Ron Popeil should get more credit

Over the weekend I happened upon an old Malcom Gladwell article about the inventor & pitchman, Ron Popeil (of "Set it & forget it" rotisserie fame).

A couple things struck me about him.

1.) His approach to marketing & product development is a lot like Steve Jobs

Now don't get me wrong -- Apple's products are way more advanced than the stuff Ron Popeil prototypes in his kitchen -- but, they both have a commitment to that initial vision of their product and have an obsession with perfection.

"Alan Backus says that after the first version of the Showtime (rotisserie) came out Ron began obsessing over the quality and evenness of the browning and became convinced that the rotation speed of the spit wasn't quite right. The original machine moved at four revolutions per minute. Ron set up a comparison test in his kitchen, cooking chicken after chicken at varying speeds until he determined that the optimal speed of rotation was actually six r.p.m. One can imagine a bright-eyed M.B.A. clutching a sheaf of focus-group reports and arguing that Ronco was really selling convenience and healthful living, and that it was foolish to spend hundreds of thousands of dollars retooling production in search of a more even golden brown. But Ron understood that the perfect brown is important for the same reason that the slanted glass door is important: because in every respect the design of the product must support the transparency and effectiveness of its performance during a demonstration--the better it looks onstage, the easier it is for the pitchman to go into the turn and ask for the money."

2.) They came up with a new approach to product development. The Popeil approach merged marketing & product development.

"They believed that it was a mistake to separate product development from marketing, as most of their contemporaries did, because to them the two were indistinguishable: the object that sold best was the one that sold itself. They were spirited, brilliant men."

3.) He was more persistent than he was talented.

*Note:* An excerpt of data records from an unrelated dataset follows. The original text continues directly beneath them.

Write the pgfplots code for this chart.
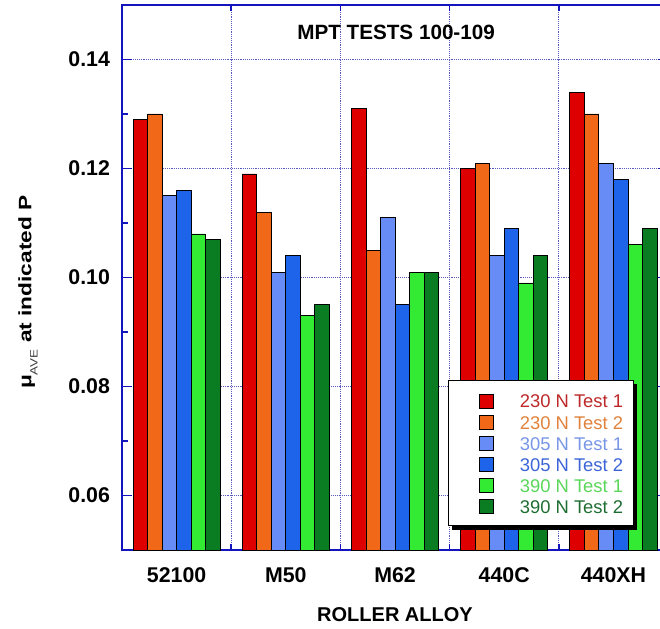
\documentclass[border=0pt]{standalone}
\usepackage{fontspec}
\setmainfont{Liberation Sans}
\usepackage{pgfplots}
\pgfplotsset{compat=1.18}
\usetikzlibrary{shadows}
\makeatletter
\tikzset{no preactions/.code={\let\tikz@preactions\pgfutil@empty}}
\makeatother
\definecolor{cR}{RGB}{222,0,0}
\definecolor{cO}{RGB}{240,104,24}
\definecolor{cLB}{RGB}{104,140,245}
\definecolor{cB}{RGB}{30,100,235}
\definecolor{cLG}{RGB}{50,235,50}
\definecolor{cG}{RGB}{10,125,35}
\definecolor{tR}{RGB}{190,40,40}
\definecolor{tO}{RGB}{225,130,60}
\definecolor{tLB}{RGB}{120,150,230}
\definecolor{tB}{RGB}{60,100,215}
\definecolor{tLG}{RGB}{90,215,90}
\definecolor{tG}{RGB}{30,110,50}
\definecolor{axblue}{RGB}{20,20,190}
\definecolor{gridc}{RGB}{90,90,190}
\begin{document}
\begin{tikzpicture}
\begin{axis}[
  name=ax, set layers,
  scale only axis, width=409.5pt, height=408.75pt,
  xmin=-0.5, xmax=4.5, ymin=0.05, ymax=0.15,
  ybar=0pt, bar width=0.133,
  axis line style={axblue, line width=2pt},
  xtick={0,1,2,3,4}, xticklabels={52100,M50,M62,440C,440XH},
  major x tick style={draw=none},
  minor xtick={0.5,1.5,2.5,3.5}, xminorgrids,
  minor x grid style={gridc, densely dotted, line width=0.9pt},
  ytick={0.06,0.08,0.10,0.12,0.14},
  minor ytick={0.05,0.07,0.09,0.11,0.13,0.15},
  ymajorgrids,
  major y grid style={gridc, densely dotted, line width=0.9pt},
  tick align=inside,
  tick style={axblue, line width=1.2pt},
  major tick length=7.5pt, minor tick length=4.5pt,
  yticklabel style={/pgf/number format/fixed, /pgf/number format/fixed zerofill, /pgf/number format/precision=2, /pgf/number format/assume math mode=true},
  tick label style={font=\fontsize{16}{19}\selectfont\bfseries},
  yticklabel style={xshift=-5.5pt},
  xticklabel style={yshift=-10pt},
  legend style={at={(rel axis cs:0.597,0.312)}, anchor=north west, draw=black, line width=0.6pt, fill=white,
     font=\fontsize{13.8}{16}\selectfont, row sep=2.8pt,
     drop shadow={shadow xshift=3pt, shadow yshift=-3pt, fill=black, opacity=1},
     nodes={inner sep=0pt, text height=12.2pt, text depth=0.8pt}, inner xsep=7.5pt, inner ysep=8.5pt},
  legend cell align=left,
  legend image code/.code={\draw[no preactions, #1, draw=black, line width=0.6pt] (0pt,-6pt) rectangle (10.5pt,4.5pt); \path (-15.5pt,0pt) (30pt,0pt);},
]
\addplot[fill=cR, draw=black, line width=0.6pt] coordinates {(0,0.129) (1,0.119) (2,0.131) (3,0.120) (4,0.134)};
\addlegendentry{\textcolor{tR}{230 N Test 1}}
\addplot[fill=cO, draw=black, line width=0.6pt] coordinates {(0,0.130) (1,0.112) (2,0.105) (3,0.121) (4,0.130)};
\addlegendentry{\textcolor{tO}{230 N Test 2}}
\addplot[fill=cLB, draw=black, line width=0.6pt] coordinates {(0,0.115) (1,0.101) (2,0.111) (3,0.104) (4,0.121)};
\addlegendentry{\textcolor{tLB}{305 N Test 1}}
\addplot[fill=cB, draw=black, line width=0.6pt] coordinates {(0,0.116) (1,0.104) (2,0.095) (3,0.109) (4,0.118)};
\addlegendentry{\textcolor{tB}{305 N Test 2}}
\addplot[fill=cLG, draw=black, line width=0.6pt] coordinates {(0,0.108) (1,0.093) (2,0.101) (3,0.099) (4,0.106)};
\addlegendentry{\textcolor{tLG}{390 N Test 1}}
\addplot[fill=cG, draw=black, line width=0.6pt] coordinates {(0,0.107) (1,0.095) (2,0.101) (3,0.104) (4,0.109)};
\addlegendentry{\textcolor{tG}{390 N Test 2}}
\node[font=\fontsize{15.5}{18}\selectfont\bfseries] at (rel axis cs:0.502,0.95) {MPT TESTS 100-109};
\end{axis}
\node[font=\fontsize{15}{18}\selectfont\bfseries] at ([yshift=-48.5pt]ax.south) {ROLLER ALLOY};
\node[rotate=90, font=\fontsize{13.5}{16}\selectfont\bfseries] at ([xshift=-70.5pt,yshift=-11pt]ax.west) {\scalebox{1.26}[1]{μ\raisebox{-0.35em}{\color{black!75}\fontsize{8}{8}\selectfont\mdseries AVE} at indicated P}};
\pgfresetboundingbox
\path ([xshift=-91.5pt,yshift=-58.5pt]ax.south west) rectangle ([xshift=-6pt,yshift=3.75pt]ax.north east);
\end{tikzpicture}
\end{document}
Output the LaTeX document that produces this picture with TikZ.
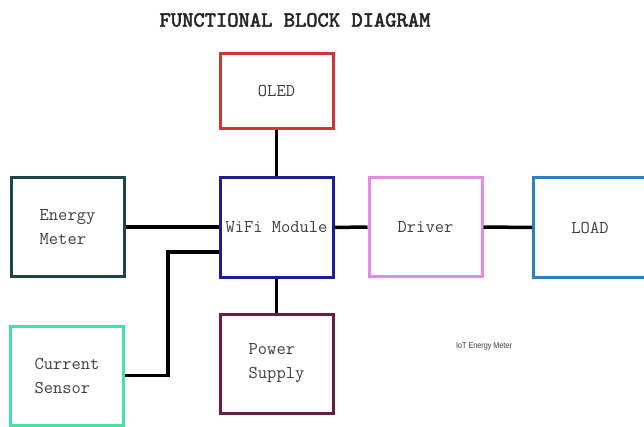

"Roderick Dorman, Ron's patent attorney, says that when he went over to Coldwater Canyon he often saw five or six prototypes on the kitchen counter, lined up in a row. Ron would have a chicken in each of them, so that he could compare the consistency of the flesh and the browning of the skin, and wonder if, say, there was a way to rotate a shish kebab as it approached the heating element so that the inner side of the kebab would get as brown as the outer part. By the time Ron finished, the Showtime prompted no fewer than two dozen patent applications. It was equipped with the most powerful motor in its class. It had a drip tray coated with a nonstick ceramic, which was easily cleaned, and the oven would still work even after it had been dropped on a concrete or stone surface ten times in succession, from a distance of three feet. To Ron, there was no question that it made the best chicken he had ever had in his life."